Early detection model for the urban stream syndrome using specific stream power and regime theory

Abstract

Unmitigated urbanization frequently alters the flow frequency distribution and changes the source and transport rates of sediments in previously “in regime” channels. These changes may result in increased stream erosion, changes in alluvial materials and degradation of water quality and habitat, conditions called “urban stream syndrome”. Early identification of streams with the potential to develop urban stream syndrome may allow for additional implementation of watershed controls such as Low Impact Development or within stream mitigation (e.g. erosion controls). Regime theory applied to dynamically-stable alluvial channels has identified empirical equations linking width (W), depth (H), slope (S), mean sediment particle size (D50), and the 2-yr return bankfull discharge (Q2). This study examines the application of regime-theory equations to urban streams as a means of identifying channels with urban stream syndrome.
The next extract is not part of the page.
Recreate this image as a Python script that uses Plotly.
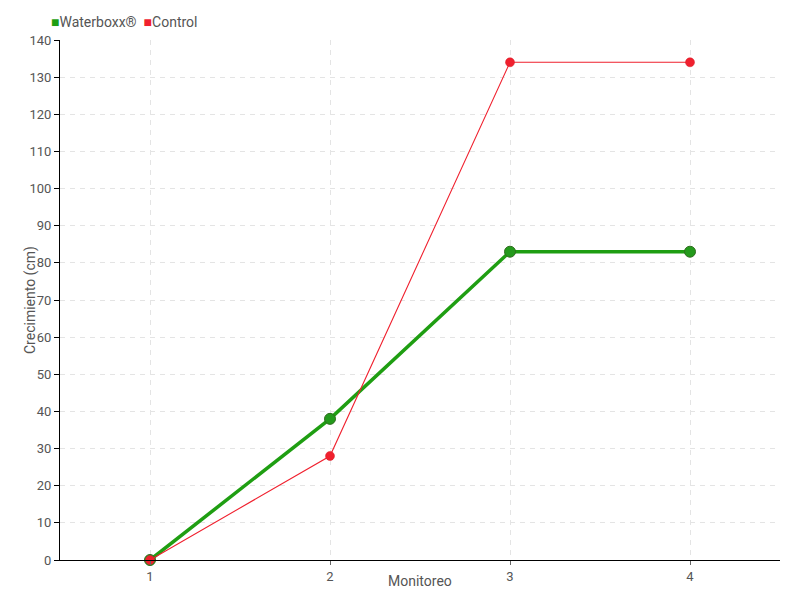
import plotly.graph_objects as go

monitoreo = [1, 2, 3, 4]
waterboxx = [0, 38, 83, 83]
control = [0, 28, 134, 134]
y_ticks = list(range(0, 141, 10))
series_names = ["Waterboxx®", "Control"]
x_title = "Monitoreo"
y_title = "Crecimiento (cm)"

FONT = "Roboto, sans-serif"
GREEN = "#1f9e12"
RED = "#f0202e"
TEXT = "#555555"

# page has an 8px body margin, so the figure is sized/offset to put the plot area
# at x 60..780 and y 40..560 of the 800x600 window
W, H = 792, 592
ML, MR, MT, MB = 52, 20, 32, 40
PW, PH = W - ML - MR, H - MT - MB

fig = go.Figure()
fig.add_trace(go.Scatter(x=monitoreo, y=waterboxx, mode="lines+markers", cliponaxis=False,
                         line=dict(color=GREEN, width=3.5),
                         marker=dict(size=11, color="#249a1c", line=dict(color="#2f6e1e", width=1)),
                         showlegend=False, name=series_names[0]))
fig.add_trace(go.Scatter(x=monitoreo, y=control, mode="lines+markers", cliponaxis=False,
                         line=dict(color=RED, width=1.1),
                         marker=dict(size=9, color=RED, line=dict(color="#d81e2a", width=0.5)),
                         showlegend=False, name=series_names[1]))

# compact legend drawn as text
fig.add_annotation(xref="paper", yref="paper", x=(41 - ML) / PW, y=1 + (MT - 14) / PH,
                   showarrow=False, xanchor="left", yanchor="middle",
                   text=f"<span style='color:{GREEN}'>■</span>{series_names[0]}  "
                        f"<span style='color:{RED}'>■</span>{series_names[1]}",
                   font=dict(family=FONT, size=14, color=TEXT))
# axis titles
fig.add_annotation(xref="paper", yref="paper", x=0.5, y=-(573 - (H - MB)) / PH,
                   showarrow=False, xanchor="center", yanchor="middle",
                   text=x_title, font=dict(family=FONT, size=14, color=TEXT))
fig.add_annotation(xref="paper", yref="paper", x=-(ML - 22) / PW, y=0.5,
                   showarrow=False, xanchor="center", yanchor="middle", textangle=-90,
                   text=y_title, font=dict(family=FONT, size=14, color=TEXT))

fig.update_layout(
    width=W, height=H,
    margin=dict(l=ML, r=MR, t=MT, b=MB, autoexpand=False),
    paper_bgcolor="white", plot_bgcolor="white",
    font=dict(family=FONT, size=14, color=TEXT),
    showlegend=False,
    xaxis=dict(range=[0.5, 4.5], tickvals=monitoreo, ticktext=[str(v) for v in monitoreo],
               showgrid=True, gridcolor="#e4e4e4", griddash="5px,5px", gridwidth=1,
               showline=True, linecolor="#000000", linewidth=1,
               ticks="outside", ticklen=4, tickcolor="#666666", automargin=False,
               zeroline=False, tickfont=dict(size=13)),
    yaxis=dict(range=[0, 140], tickvals=y_ticks,
               showgrid=True, gridcolor="#e4e4e4", griddash="5px,5px", gridwidth=1,
               showline=True, linecolor="#000000", linewidth=1,
               ticks="outside", ticklen=5, tickcolor="#000000", automargin=False,
               zeroline=False, tickfont=dict(size=13)),
)
fig.write_html("out.html")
To begin the assessment of the applicability of regime equations an extensive database of channel morphology variables for 733 in-regime channels, from North America, Britain and South Asia, was compiled from existing publications. Using this database a Group Method of Data Handling (GMDH) model was developed to predict specific stream power for comparison with observed values to determine whether a channel is in or out of regime. The application of the GMDH model was showcased using regional flow and sediment data to predict channel conditions of several watercourses in Southern Ontario, Canada. The GMDH model reliably identified channels both in and out of regime conditions compared with published in-situ assessments based on Rapid Geomorphic Assessments (RGAs). This study has identified changes in specific stream power (ω) as a reliable early detection metric for occurrence of the urban stream syndrome. The model can inform the strategies to mitigate the urban stream syndrome, including within-channel mitigation and watershed initiatives, including Low Impact Developments (LIDs).